By: Carlos Salguero
Most investors think about real estate the same way.
They buy a single-family rental, maybe two, maybe five, and they call themselves real estate investors. They collect a little cash flow, they wait for appreciation, and they hope the tenant does not destroy the place. That approach is not wrong. It is just small. And it leaves every real advantage of real estate sitting on the table.
Multifamily is a different asset class entirely. Not a bigger version of single-family. A different asset class, valued differently, financed differently, and taxed differently. And the people who understand that difference are the ones who build serious wealth through real estate while everyone else is out there stacking duplexes.
How Multifamily Actually Pays You
A multifamily property pays you four ways at once, and each of those four levers is larger than anything you can replicate in a single-family rental.
The first is cash flow. Rents come in every month, operating costs go out, and what is left is yours. On a 100-unit building, a two percent improvement in operations puts real money in your pocket. On one unit, the same improvement buys you dinner.
The second is principal paydown. Your tenants are paying down your loan. Every month, a portion of their rent reduces your debt, and that reduction is equity building in your name. You did not earn it. You structured the deal and they built it for you.
The third is appreciation, and this is where multifamily separates from every other category of real estate. Single-family homes are valued by comparable sales. What the house next door sold for. Multifamily is valued by net operating income divided by cap rate. That means if you raise rents, cut expenses, or operate the building better, the value of the building goes up directly and mathematically. You are not waiting on the market. You are forcing appreciation by how you run the asset.
The fourth is depreciation. Through cost segregation and bonus depreciation, a multifamily purchase can produce a paper loss in year one that shelters your cash flow, your spouse’s W2 income if you qualify as a real estate professional, and in some cases your operating business income too. A million dollar bonus depreciation deduction in year one is not unusual on the right building. You are collecting checks and reporting a tax loss on the same asset at the same time.
The Inflation Hedge Nobody Talks About
Here is what almost nobody explains correctly. Multifamily financed with long-term fixed-rate debt is the cleanest inflation hedge available to a retail investor.
When inflation hits, rents go up. Your income rises. But the debt you used to buy the building is fixed.
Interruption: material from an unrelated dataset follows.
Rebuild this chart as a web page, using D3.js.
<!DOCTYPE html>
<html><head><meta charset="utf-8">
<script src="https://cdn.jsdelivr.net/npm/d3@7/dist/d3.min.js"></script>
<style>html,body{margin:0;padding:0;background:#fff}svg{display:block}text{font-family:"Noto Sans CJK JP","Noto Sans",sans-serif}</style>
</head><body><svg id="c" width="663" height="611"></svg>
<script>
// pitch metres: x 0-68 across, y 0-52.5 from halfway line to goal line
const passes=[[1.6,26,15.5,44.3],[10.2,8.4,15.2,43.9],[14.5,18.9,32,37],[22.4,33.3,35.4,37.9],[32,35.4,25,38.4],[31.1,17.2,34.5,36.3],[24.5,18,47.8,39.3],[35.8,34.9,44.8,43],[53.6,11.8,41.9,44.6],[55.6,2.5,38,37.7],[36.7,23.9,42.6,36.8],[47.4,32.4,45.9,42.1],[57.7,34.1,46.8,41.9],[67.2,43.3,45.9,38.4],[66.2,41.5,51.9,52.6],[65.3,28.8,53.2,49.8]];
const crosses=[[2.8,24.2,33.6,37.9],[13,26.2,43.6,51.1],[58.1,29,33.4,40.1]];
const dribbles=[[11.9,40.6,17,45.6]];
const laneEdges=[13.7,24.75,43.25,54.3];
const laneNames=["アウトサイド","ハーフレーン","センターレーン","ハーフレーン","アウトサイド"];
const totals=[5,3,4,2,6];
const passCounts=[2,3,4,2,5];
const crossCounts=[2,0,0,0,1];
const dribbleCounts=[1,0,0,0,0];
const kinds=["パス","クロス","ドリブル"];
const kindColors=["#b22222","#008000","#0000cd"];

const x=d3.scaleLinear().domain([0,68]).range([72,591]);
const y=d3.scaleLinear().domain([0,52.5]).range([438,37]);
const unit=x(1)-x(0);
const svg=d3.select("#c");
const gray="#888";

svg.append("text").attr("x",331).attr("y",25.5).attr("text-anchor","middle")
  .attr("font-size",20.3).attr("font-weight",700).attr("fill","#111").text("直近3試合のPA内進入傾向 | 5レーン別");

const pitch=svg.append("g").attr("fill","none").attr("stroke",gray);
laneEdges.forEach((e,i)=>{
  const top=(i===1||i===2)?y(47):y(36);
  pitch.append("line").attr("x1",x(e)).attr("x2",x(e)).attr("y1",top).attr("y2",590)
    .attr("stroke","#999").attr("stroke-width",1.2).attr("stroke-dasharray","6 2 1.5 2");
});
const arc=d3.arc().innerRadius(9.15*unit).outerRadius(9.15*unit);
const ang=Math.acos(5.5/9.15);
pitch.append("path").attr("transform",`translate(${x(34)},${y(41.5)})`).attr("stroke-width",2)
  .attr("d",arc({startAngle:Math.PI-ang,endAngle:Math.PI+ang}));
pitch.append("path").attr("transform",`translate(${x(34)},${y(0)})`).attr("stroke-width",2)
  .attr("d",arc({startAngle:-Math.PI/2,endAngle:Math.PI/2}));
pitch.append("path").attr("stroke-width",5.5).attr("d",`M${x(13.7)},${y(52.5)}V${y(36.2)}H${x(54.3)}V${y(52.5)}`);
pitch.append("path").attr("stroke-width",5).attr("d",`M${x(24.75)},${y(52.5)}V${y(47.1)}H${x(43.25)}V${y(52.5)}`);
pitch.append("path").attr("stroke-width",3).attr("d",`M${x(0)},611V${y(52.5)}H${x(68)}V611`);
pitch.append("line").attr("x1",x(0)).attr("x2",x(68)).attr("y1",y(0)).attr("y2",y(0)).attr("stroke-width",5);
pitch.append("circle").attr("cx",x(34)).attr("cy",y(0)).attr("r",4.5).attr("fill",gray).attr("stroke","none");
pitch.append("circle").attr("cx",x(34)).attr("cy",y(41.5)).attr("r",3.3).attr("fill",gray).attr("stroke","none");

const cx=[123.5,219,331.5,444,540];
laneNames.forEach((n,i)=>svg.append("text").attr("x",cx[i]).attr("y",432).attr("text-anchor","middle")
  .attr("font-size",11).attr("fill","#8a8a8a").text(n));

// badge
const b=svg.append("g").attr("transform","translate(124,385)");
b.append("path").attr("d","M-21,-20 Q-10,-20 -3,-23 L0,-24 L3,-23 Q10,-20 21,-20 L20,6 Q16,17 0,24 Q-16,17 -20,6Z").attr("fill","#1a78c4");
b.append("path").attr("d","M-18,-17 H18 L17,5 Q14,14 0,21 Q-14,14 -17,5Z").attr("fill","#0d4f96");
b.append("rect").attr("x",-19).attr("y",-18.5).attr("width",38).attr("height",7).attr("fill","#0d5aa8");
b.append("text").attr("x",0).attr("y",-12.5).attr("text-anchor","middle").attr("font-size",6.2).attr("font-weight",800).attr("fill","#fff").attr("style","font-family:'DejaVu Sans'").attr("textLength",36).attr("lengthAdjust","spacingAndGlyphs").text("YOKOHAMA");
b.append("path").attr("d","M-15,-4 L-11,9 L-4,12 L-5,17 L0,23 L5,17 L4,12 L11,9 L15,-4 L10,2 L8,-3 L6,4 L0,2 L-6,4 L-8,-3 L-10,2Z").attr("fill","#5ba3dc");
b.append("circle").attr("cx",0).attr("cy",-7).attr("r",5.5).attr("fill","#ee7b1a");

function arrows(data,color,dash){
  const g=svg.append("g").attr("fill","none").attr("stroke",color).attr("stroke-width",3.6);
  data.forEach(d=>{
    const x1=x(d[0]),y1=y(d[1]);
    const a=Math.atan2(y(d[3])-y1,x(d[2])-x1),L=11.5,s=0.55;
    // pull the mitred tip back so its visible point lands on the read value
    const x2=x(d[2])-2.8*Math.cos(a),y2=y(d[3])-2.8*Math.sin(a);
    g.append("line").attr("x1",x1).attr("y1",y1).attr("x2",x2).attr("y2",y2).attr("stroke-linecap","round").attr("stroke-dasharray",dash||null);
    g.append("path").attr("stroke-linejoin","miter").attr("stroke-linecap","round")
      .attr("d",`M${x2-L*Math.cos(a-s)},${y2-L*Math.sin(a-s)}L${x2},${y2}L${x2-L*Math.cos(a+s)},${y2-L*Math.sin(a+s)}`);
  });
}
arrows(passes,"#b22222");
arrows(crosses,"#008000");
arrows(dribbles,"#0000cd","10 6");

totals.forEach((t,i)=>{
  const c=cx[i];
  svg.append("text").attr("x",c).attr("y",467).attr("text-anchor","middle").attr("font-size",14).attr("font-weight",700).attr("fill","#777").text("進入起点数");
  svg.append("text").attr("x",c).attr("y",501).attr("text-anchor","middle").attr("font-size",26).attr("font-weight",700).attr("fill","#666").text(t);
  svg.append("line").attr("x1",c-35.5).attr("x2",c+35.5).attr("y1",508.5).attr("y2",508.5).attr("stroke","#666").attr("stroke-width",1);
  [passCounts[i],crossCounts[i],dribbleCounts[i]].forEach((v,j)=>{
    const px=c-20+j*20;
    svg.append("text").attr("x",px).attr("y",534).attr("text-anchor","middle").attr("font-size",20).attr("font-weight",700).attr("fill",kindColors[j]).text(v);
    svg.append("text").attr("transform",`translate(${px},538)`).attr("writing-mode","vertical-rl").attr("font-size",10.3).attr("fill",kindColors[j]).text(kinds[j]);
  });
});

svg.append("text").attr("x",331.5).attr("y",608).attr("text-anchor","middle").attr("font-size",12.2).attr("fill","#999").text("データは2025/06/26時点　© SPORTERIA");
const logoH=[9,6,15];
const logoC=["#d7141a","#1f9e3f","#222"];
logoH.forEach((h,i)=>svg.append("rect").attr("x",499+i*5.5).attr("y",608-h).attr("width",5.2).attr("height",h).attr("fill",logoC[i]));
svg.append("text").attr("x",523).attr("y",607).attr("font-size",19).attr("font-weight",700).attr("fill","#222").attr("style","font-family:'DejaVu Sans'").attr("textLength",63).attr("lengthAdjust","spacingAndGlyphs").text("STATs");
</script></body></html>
You owe the same nominal dollars five years from now that you owed at close, and those dollars are worth less. You are paying back cheaper money with more valuable income.
That is not a side effect. That is the mechanism.
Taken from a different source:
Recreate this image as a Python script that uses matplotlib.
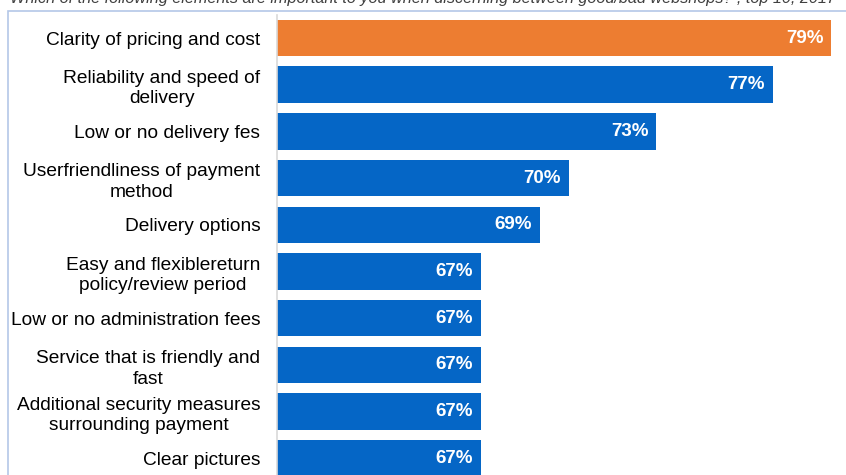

Stocks do not do that. Bonds do not do that. Your primary residence does not do that. A multifamily property is designed, mathematically, to get more valuable the worse the dollar gets.
Who This Is For and Who It Is Not
Multifamily is for investors who want real tax efficiency, real cash flow, and a compounding asset that builds wealth in multiple directions at once. It is for people who have hit the ceiling of what single-family rentals can produce, or who have enough capital to skip that stage entirely and go straight to the real asset class.
It is not for people who want to be landlords. You do not run a multifamily property yourself. You hire professional management, you hold the asset, and you treat it like the business it is.
And it is not for people who want liquidity. Multifamily is long-hold. You buy it, you operate it for five to ten years, and you exit through a 1031 exchange into a larger property. You never pay the capital gains tax on the sale because you never realize the gain. You roll it forward, you build a larger portfolio, and when you die the basis steps up and the tax disappears. That is the full playbook.
The Real Point
Multifamily is not a better rental. It is a better structure.
Single-family real estate gives you one lever. Multifamily gives you four, plus a tax code that was written to reward the people willing to operate real assets at scale. The entry point is higher. The learning curve is steeper. And the payoff, when you get it right, is not comparable to anything you can build in a brokerage account.
The question is not whether multifamily works. The question is whether you are ready to stop investing like a hobbyist and start investing like an owner.